Saturday, July 20, 2013

No Schedules For Us!

My son taught me early on that schedules were not our friend. This came as a huge shock to me for a few reasons. 1.) I have a Master's Degree in Education. I have ten years of experience working in schools and daycares. The general consensus is: Kids thrive on schedules and should adhere to a schedule as often as possible for their own good. 2.) I am your prototypical Type A personality. I was, anyways. I made to-do lists and I got them done! I scheduled as much of my day as possible and I actually felt anxiety if something went astray or not according to plan.

And then I had Luke. From the moment he was born, he was determined to teach me that I could forget my beloved schedules because he wouldn't be operating on one. Ever. I remember those early days...charting his naps and elimination schedule. It was all over the place. Naps were never at the same time of day, and they were never for the same amount of time. From one day to the next, there were no similarities. I kept telling myself that he just wasn't there yet. He would get there. His schedule would fall into place sooner or later. Except that as of today, he is 14 months old. And he has no schedule. None at all. Luke's schedule goes something like this: he will wake up somewhere between 6 and 8. And he will nap somewhere between 1030 and 1, and his nap may last 45 minutes, or it may last 2 hours. And then he will go to sleep somewhere between 6 and 10. He has never slept through the night. He wakes when he needs to, whether it be for comfort or nourishment.

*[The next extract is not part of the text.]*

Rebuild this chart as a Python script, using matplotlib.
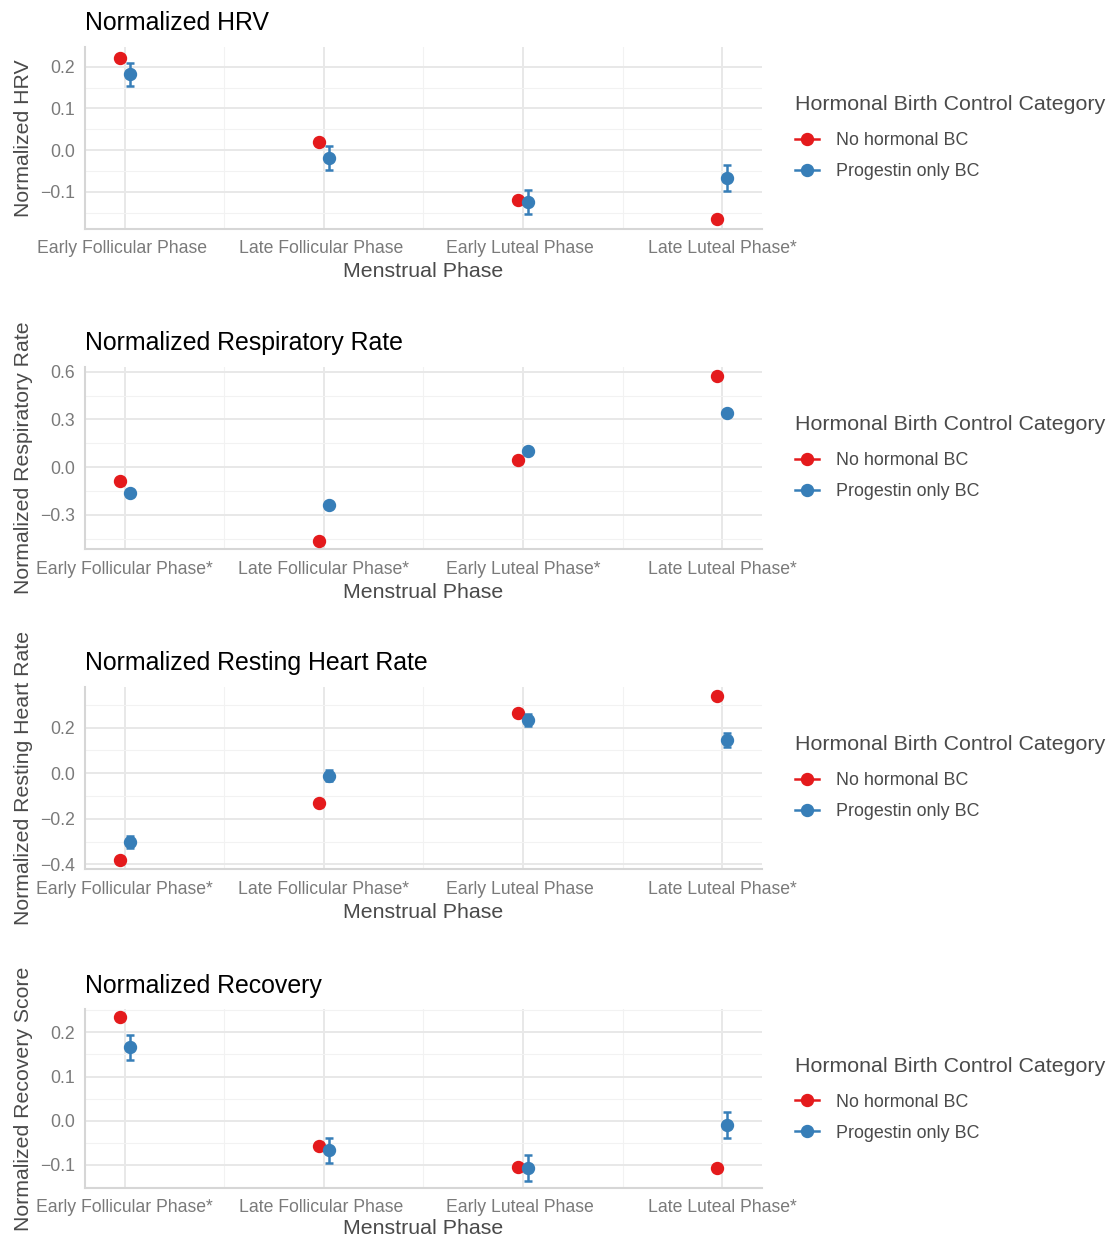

I don't consider that much of a schedule. But I don't care.

Because I am letting Luke lead the way. I haven't tried to change him. I haven't tried to make him sleep when he doesn't want to sleep. I haven't gotten angry at him for waking up an hour earlier than I was hoping he would. I have worked hard to remind myself day after day that Luke is his own person. He is young and small, but he is no less of a person that I am. And he deserves to have the chance to figure out life on his own terms. Do I let Luke make every decision for himself? Of course not. Am I a permissive parent raising a spoiled brat? Absolutely not. But trying to wrestle him into a crib to sleep at a certain time of day, or purposely keeping him awake so that he can be on some schedule that I decide is necessary seems silly to me.

 My son is a securely attached toddler with a mama who is doing her best to foster his personality instead of trying to change it to accommodate my desires. I let Luke tell me when he is tired. I watch for his cues and I respond to them. Isn't that what parenting is all about?